__To be done__. Copy exactly the lines that run from the top of the listing to the line containing "0.2244, 0.2300, 0.2353, 0.2403, 0.2449, 0.2493, 0.2534, 0.2573]", both ends included, and omit the pictures.

__Provided data__.
____

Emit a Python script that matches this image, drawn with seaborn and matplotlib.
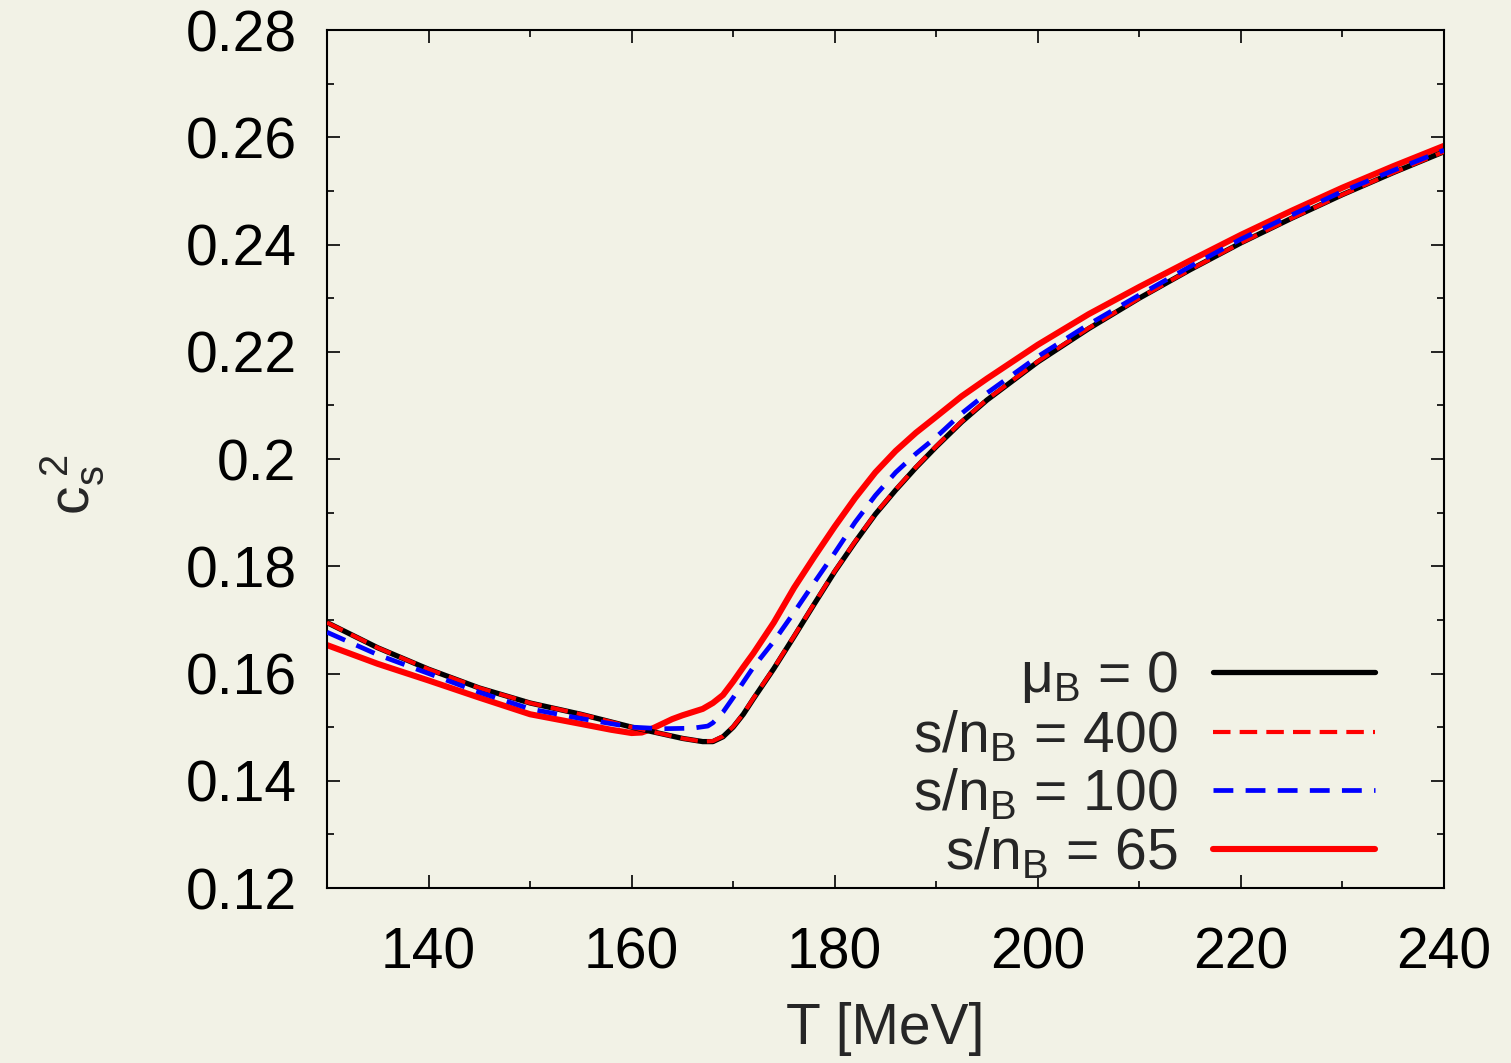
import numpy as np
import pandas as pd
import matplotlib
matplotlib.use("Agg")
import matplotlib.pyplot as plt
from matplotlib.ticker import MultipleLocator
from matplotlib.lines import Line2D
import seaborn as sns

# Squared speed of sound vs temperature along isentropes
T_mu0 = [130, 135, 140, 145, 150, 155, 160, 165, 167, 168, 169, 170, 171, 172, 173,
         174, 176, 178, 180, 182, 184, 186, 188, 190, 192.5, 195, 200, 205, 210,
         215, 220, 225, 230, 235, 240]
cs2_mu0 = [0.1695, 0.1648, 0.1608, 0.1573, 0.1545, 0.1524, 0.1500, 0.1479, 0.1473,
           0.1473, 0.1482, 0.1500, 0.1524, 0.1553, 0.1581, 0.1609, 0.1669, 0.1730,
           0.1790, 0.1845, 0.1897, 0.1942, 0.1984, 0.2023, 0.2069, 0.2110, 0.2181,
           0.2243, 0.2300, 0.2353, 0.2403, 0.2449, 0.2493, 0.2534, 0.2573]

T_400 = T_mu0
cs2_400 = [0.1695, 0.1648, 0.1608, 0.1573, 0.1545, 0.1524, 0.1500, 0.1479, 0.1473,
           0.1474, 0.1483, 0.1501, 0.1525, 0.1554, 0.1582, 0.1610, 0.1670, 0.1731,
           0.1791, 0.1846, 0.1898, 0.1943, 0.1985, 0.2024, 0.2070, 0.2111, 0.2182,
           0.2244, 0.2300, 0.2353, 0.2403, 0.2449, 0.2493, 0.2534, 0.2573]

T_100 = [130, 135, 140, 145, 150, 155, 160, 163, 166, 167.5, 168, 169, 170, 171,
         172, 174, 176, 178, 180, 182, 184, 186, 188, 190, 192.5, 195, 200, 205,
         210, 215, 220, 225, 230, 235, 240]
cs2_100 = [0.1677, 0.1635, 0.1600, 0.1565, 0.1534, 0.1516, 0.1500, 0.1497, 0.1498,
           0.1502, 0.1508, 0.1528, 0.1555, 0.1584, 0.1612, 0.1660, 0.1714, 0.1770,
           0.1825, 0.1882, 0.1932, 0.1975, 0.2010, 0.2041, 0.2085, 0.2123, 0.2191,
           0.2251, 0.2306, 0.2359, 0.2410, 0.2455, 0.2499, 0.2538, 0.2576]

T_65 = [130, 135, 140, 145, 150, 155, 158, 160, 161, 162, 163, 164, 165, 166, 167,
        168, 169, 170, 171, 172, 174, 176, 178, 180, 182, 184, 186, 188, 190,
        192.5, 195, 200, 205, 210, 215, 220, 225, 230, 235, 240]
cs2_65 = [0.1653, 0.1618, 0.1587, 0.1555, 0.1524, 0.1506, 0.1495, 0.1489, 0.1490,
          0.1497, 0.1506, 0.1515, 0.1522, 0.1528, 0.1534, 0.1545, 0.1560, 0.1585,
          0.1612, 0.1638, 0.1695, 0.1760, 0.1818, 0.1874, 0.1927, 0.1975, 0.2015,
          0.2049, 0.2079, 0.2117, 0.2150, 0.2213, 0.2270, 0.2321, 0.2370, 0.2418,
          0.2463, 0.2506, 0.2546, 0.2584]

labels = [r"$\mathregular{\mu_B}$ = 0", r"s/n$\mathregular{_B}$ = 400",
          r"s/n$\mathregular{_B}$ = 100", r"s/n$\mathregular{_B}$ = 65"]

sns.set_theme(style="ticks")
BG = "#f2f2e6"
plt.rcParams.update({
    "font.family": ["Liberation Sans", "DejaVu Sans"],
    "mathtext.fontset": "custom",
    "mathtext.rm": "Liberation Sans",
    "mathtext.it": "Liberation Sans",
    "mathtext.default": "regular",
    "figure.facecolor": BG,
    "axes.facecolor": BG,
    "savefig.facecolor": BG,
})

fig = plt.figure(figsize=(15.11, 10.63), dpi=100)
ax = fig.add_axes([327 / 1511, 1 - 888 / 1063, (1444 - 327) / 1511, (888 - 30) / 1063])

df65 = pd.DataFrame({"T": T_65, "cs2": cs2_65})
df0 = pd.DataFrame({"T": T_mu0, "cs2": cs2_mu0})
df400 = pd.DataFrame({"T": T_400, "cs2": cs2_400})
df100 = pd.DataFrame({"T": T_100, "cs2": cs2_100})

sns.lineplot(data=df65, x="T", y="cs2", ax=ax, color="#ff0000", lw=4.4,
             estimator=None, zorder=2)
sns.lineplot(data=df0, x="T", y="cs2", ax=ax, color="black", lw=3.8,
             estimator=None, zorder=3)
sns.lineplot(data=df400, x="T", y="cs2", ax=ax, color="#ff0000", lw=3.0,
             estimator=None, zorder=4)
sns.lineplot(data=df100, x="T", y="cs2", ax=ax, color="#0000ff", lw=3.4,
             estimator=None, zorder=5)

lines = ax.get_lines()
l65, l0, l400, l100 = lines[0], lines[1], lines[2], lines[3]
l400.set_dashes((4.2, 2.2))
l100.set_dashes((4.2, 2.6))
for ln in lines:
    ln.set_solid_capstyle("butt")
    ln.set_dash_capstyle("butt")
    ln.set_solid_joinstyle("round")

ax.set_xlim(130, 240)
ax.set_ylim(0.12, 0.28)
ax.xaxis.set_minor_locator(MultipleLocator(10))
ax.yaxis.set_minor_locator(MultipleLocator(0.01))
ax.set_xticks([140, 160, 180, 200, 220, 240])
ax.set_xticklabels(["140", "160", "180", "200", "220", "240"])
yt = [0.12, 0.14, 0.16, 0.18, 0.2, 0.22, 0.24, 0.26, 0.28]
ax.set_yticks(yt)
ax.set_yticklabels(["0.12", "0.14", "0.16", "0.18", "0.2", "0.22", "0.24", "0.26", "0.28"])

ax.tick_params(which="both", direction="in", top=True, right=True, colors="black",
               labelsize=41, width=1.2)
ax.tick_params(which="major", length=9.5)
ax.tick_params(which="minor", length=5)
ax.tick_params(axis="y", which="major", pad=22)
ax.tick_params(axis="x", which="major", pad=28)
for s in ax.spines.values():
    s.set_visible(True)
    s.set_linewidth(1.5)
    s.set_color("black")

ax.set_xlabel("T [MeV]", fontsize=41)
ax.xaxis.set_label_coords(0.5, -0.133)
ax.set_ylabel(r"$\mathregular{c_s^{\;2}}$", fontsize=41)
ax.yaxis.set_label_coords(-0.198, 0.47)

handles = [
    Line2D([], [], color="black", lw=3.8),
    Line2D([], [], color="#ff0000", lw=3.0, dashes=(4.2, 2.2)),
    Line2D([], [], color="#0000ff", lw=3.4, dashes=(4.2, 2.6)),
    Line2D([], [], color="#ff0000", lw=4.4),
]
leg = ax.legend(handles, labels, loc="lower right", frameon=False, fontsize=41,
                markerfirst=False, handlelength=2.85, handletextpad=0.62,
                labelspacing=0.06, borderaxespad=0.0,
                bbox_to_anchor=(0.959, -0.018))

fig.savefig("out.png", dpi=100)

____

__Exercise response__.
Emit a Python script that matches this image, drawn with seaborn and matplotlib.
import numpy as np
import pandas as pd
import matplotlib
matplotlib.use("Agg")
import matplotlib.pyplot as plt
from matplotlib.ticker import MultipleLocator
from matplotlib.lines import Line2D
import seaborn as sns

# Squared speed of sound vs temperature along isentropes
T_mu0 = [130, 135, 140, 145, 150, 155, 160, 165, 167, 168, 169, 170, 171, 172, 173,
         174, 176, 178, 180, 182, 184, 186, 188, 190, 192.5, 195, 200, 205, 210,
         215, 220, 225, 230, 235, 240]
cs2_mu0 = [0.1695, 0.1648, 0.1608, 0.1573, 0.1545, 0.1524, 0.1500, 0.1479, 0.1473,
           0.1473, 0.1482, 0.1500, 0.1524, 0.1553, 0.1581, 0.1609, 0.1669, 0.1730,
           0.1790, 0.1845, 0.1897, 0.1942, 0.1984, 0.2023, 0.2069, 0.2110, 0.2181,
           0.2243, 0.2300, 0.2353, 0.2403, 0.2449, 0.2493, 0.2534, 0.2573]

T_400 = T_mu0
cs2_400 = [0.1695, 0.1648, 0.1608, 0.1573, 0.1545, 0.1524, 0.1500, 0.1479, 0.1473,
           0.1474, 0.1483, 0.1501, 0.1525, 0.1554, 0.1582, 0.1610, 0.1670, 0.1731,
           0.1791, 0.1846, 0.1898, 0.1943, 0.1985, 0.2024, 0.2070, 0.2111, 0.2182,
           0.2244, 0.2300, 0.2353, 0.2403, 0.2449, 0.2493, 0.2534, 0.2573]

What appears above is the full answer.